BY: Julia Barnes
If you looked at Tyke, my Welsh Harlequin drake, today and compared him to a picture I took in the spring, you wouldn’t believe me when I said they are the same bird. Twice a year all ducks go through a process called molting. Molting is when a bird replaces their old plumage with new feathers. After breeding season is over, the drakes will go through a different kind of molt than the females. Instead of just re-growing their normal bright plumage, they trade in their bright breeding plumage for the drabber colors of the female. The new feathers are called their eclipse plumage. Although this may not make sense for domestic waterfowl, they’re wild ancestors first developed this trait to better blend in to their environment when they lose their flight feathers and are unable to escape from predators.

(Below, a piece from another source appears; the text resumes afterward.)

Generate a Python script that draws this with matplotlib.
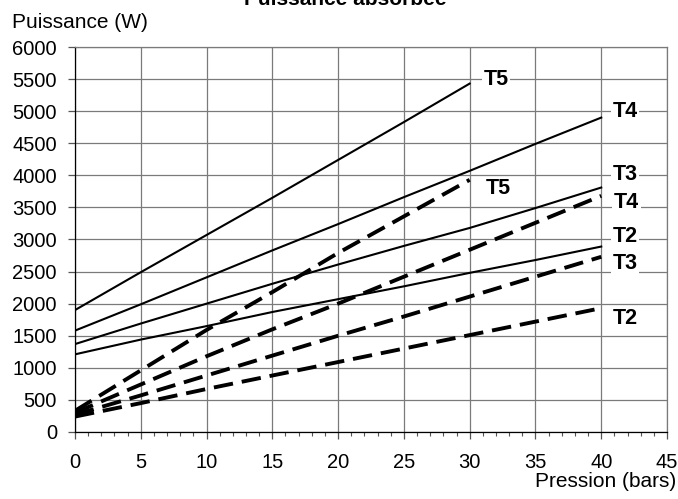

My ducks are no different and twice a year I will come out to their pens and just see feathers all over the ground. At first I always have a mini heart-attack thinking that a raccoon got into the pen before I realize that they are just starting to molt. As they lose more and more feathers they start looking pretty pathetic and shabby. Molting and re-growing feathers requires a lot of energy. To help them get through their molt, quickly boost their protein levels in their feed and avoid stressing your birds. Right now my drakes are in their eclipse plumage, but will soon shed their body feathers to sport their bright breeding colors again.